•As we have discussed in the past, the mechanics for currency devaluation are straightforward and would be simple to exercise.
•Global banks, having already been de-levered and finding the quality of their loan books to be pristine following the devaluation, would be eager to lend again.
(The fractional reserve banking system would not be altered.)
The devaluation would be economically stimulative.
In our view, public arguments by Fed members and observers of future balance sheet reduction using normal asset sales or amortization seem specious.
The most visible, politically expedient and most likely path seems to be the path usually taken: inflation.

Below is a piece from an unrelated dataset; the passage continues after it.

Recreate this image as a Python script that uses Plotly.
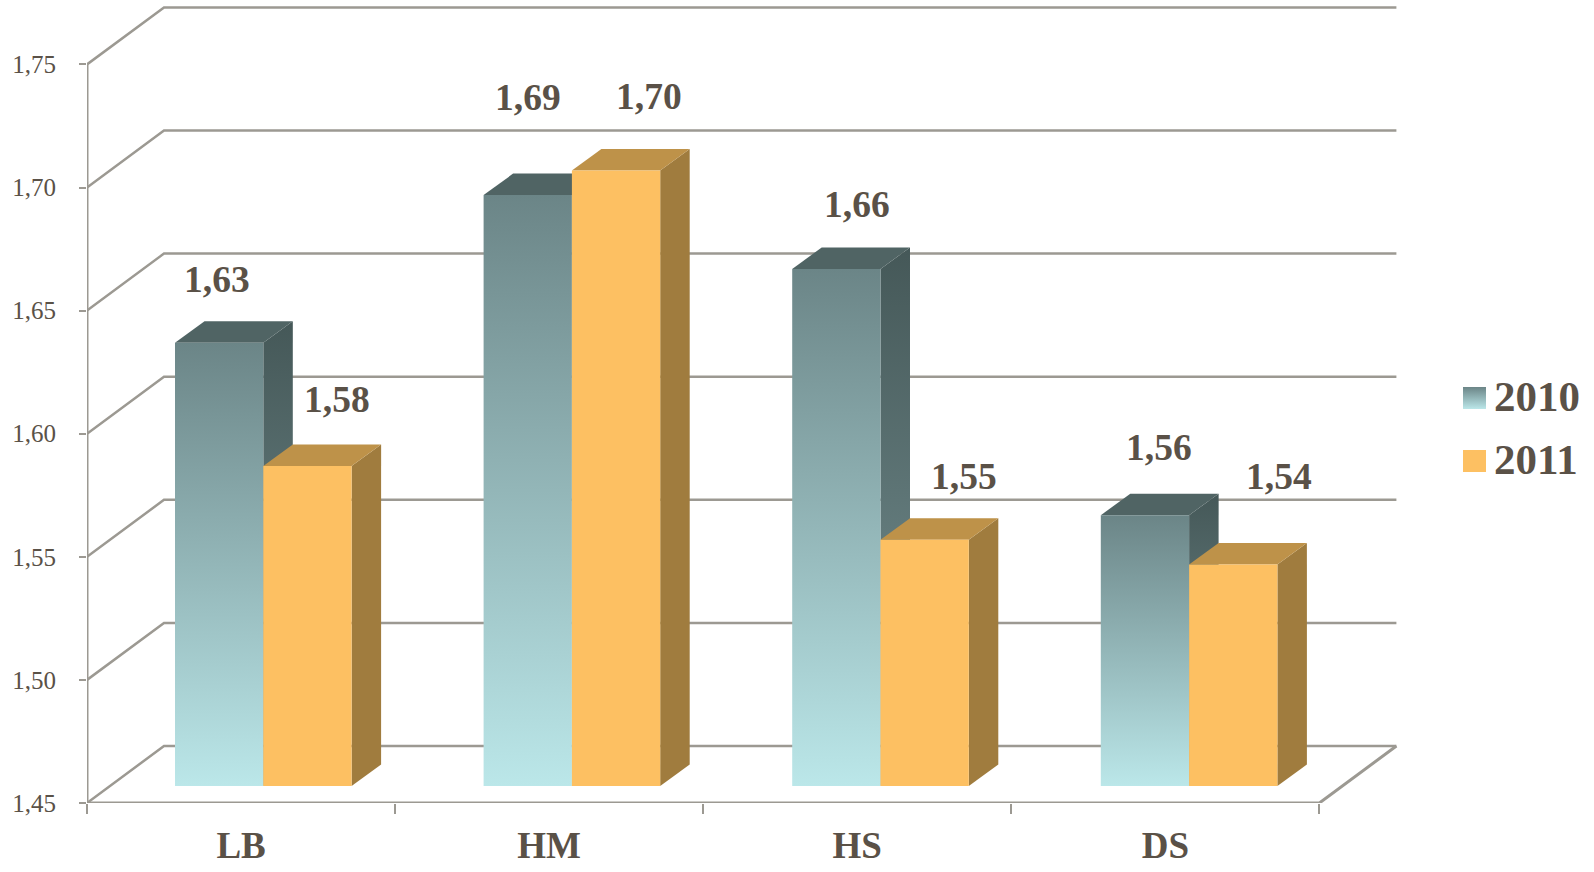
import plotly.graph_objects as go

# Chart data
categories = ["LB", "HM", "HS", "DS"]
series_names = ["2010", "2011"]
values_2010 = [1.63, 1.69, 1.66, 1.56]
values_2011 = [1.58, 1.70, 1.55, 1.54]
y_ticks = [1.45, 1.50, 1.55, 1.60, 1.65, 1.70, 1.75]

# Hand-placed value labels: shift from the top centre of each bar, in pixels
label_dx_2010 = [-2, 0, 21, 14]
label_dy_2010 = [63, 98, 64, 68]
label_dx_2011 = [30, 33, 39, 46]
label_dy_2011 = [66, 74, 63, 88]

# Page geometry
WIDTH, HEIGHT = 1594, 872
LEFT, BOTTOM = 87, 803
PX_PER_CAT = 308.1
PX_PER_VAL = 2462.0
Y_MIN = y_ticks[0]
X_MAX = (WIDTH - LEFT) / PX_PER_CAT
Y_MAX = Y_MIN + BOTTOM / PX_PER_VAL


def dx(px):
    return px / PX_PER_CAT


def dy(px):
    return px / PX_PER_VAL


# Oblique projection: wall depth, bar depth, bar layout
WALL_DX, WALL_DY = dx(77), dy(57)
BAR_DX, BAR_DY = dx(29.5), dy(21.5)
BAR_LIFT = dy(17)
BAR_OFFSET = dx(88)
BAR_STEP = 1 + dx(0.5)
BAR_W = dx(88.3)

TEXT = "#5A5147"
GRID = "#9C9992"
SERIF = "Liberation Serif"

FRONT_2010 = ("#6B8587", "#BBE7E9")
SIDE_2010 = ("#455858", "#7A9698")
TOP_2010 = "#506464"
FRONT_2011 = "#FDC062"
SIDE_2011 = "#A07C3E"
TOP_2011 = "#BE9249"

fig = go.Figure()


def polygon(xs, ys, fill):
    if isinstance(fill, tuple):
        kw = dict(fillgradient=dict(
            type="vertical",
            colorscale=[[0, fill[1]], [1, fill[0]]],
            start=min(ys),
            stop=max(ys),
        ))
    else:
        kw = dict(fillcolor=fill)
    fig.add_trace(go.Scatter(
        x=xs + xs[:1], y=ys + ys[:1], mode="lines", fill="toself",
        line=dict(width=0), hoverinfo="skip", showlegend=False, **kw,
    ))


def line(xs, ys, width=2.5):
    fig.add_trace(go.Scatter(
        x=xs, y=ys, mode="lines", line=dict(color=GRID, width=width),
        hoverinfo="skip", showlegend=False,
    ))


# Side wall, back wall and floor
n = len(categories)
wall_x, wall_y = [], []
for t in y_ticks:
    wall_x += [0, WALL_DX, n + WALL_DX, None]
    wall_y += [t, t + WALL_DY, t + WALL_DY, None]
line(wall_x, wall_y)
line([0, 0], [y_ticks[0], y_ticks[-1]], 3)
line([0, n, n + WALL_DX], [Y_MIN, Y_MIN, Y_MIN + WALL_DY], 3)


def bar(left, value, front, side, top):
    right = left + BAR_W
    floor = Y_MIN + BAR_LIFT
    head = value + BAR_LIFT
    polygon([right, right + BAR_DX, right + BAR_DX, right],
            [floor, floor + BAR_DY, head + BAR_DY, head], side)
    polygon([left, left + BAR_DX, right + BAR_DX, right],
            [head, head + BAR_DY, head + BAR_DY, head], top)
    polygon([left, right, right, left], [floor, floor, head, head], front)


annotations = []


def value_label(cx, value, shift_x, shift_y):
    annotations.append(dict(
        x=cx, y=value + BAR_LIFT, xref="x", yref="y",
        text=f"<b>{value:.2f}</b>".replace(".", ","),
        showarrow=False, xanchor="center", yanchor="middle",
        xshift=shift_x, yshift=shift_y,
        font=dict(family=SERIF, size=37.5, color=TEXT),
    ))


# Clustered bars with their value labels
for i in range(n):
    left = i * BAR_STEP + BAR_OFFSET
    bar(left, values_2010[i], FRONT_2010, SIDE_2010, TOP_2010)
    bar(left + BAR_W, values_2011[i], FRONT_2011, SIDE_2011, TOP_2011)
    value_label(left + BAR_W / 2, values_2010[i], label_dx_2010[i], label_dy_2010[i])
    value_label(left + 1.5 * BAR_W, values_2011[i], label_dx_2011[i], label_dy_2011[i])

# Legend swatches and entries at the right edge
LEG_X = dx(1463 - LEFT)
LEG_SIZE_X, LEG_SIZE_Y = dx(23), dy(22)
LEG_TEXT_X = dx(1494 - LEFT)
legend_rows = [Y_MIN + dy(BOTTOM - 409), Y_MIN + dy(BOTTOM - 472)]
legend_fills = [FRONT_2010, FRONT_2011]
for name, row, fill in zip(series_names, legend_rows, legend_fills):
    polygon([LEG_X, LEG_X + LEG_SIZE_X, LEG_X + LEG_SIZE_X, LEG_X],
            [row, row, row + LEG_SIZE_Y, row + LEG_SIZE_Y], fill)
    annotations.append(dict(
        x=LEG_TEXT_X, y=row + LEG_SIZE_Y / 2, xref="x", yref="y",
        text=f"<b>{name}</b>", showarrow=False,
        xanchor="left", yanchor="middle", xshift=-2, yshift=2,
        font=dict(family=SERIF, size=43, color=TEXT),
    ))

fig.update_layout(
    width=WIDTH, height=HEIGHT,
    margin=dict(l=LEFT, r=0, t=0, b=HEIGHT - BOTTOM, pad=0, autoexpand=False),
    paper_bgcolor="white", plot_bgcolor="white",
    separators=", ",
    showlegend=False,
    annotations=annotations,
    xaxis=dict(
        range=[0, X_MAX], showgrid=False, zeroline=False, showline=False,
        tickmode="array",
        tickvals=[i + 0.5 for i in range(n)], ticktext=[f"<b>{c}</b>" for c in categories],
        ticks="outside", ticklen=0, ticklabelstandoff=10,
        tickfont=dict(family=SERIF, size=37, color=TEXT),
        minor=dict(tickmode="array", tickvals=list(range(n + 1)), ticks="outside",
                   ticklen=10, tickwidth=2, tickcolor=GRID, showgrid=False),
    ),
    yaxis=dict(
        range=[Y_MIN, Y_MAX], showgrid=False, zeroline=False, showline=False,
        tickmode="array", tickvals=y_ticks, tickformat=".2f",
        ticks="outside", ticklen=7, tickwidth=2, tickcolor=GRID,
        ticklabelstandoff=18,
        tickfont=dict(family=SERIF, size=25, color=TEXT),
    ),
)
fig.write_html("out.html")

In the case of the Fed and other central banks, we assert the magnitude of the systemic leverage problem will be met with equal inflationary force.
1. From “Locked & Loaded” February 2013:
“Today, the Federal Reserve System announces a program of gold monetization in which the Fed offers to tender for any and all gold in qualifying forms at a price of US $20,000 per troy ounce.
The program will be conducted through participating U.S. chartered banks, which will be instructed to properly assay gold and exchange it for U.S. dollars to be placed in customer bank accounts as deposits.
Deposit holders will be entitled to make withdrawals in the form of dollars or gold at the fixed exchange rate.
By establishing the fixed exchange rate substantially above past market prices for spot gold, the Board of Governors believes enough gold will be tendered to produce a supply of new base money sufficient to adequately reserve the stock of U.S. dollar-denominated deposits in the global banking system.
The Fed will monitor the tender process to ensure the soundness of the exchange rate and the ongoing viability of the US dollar.”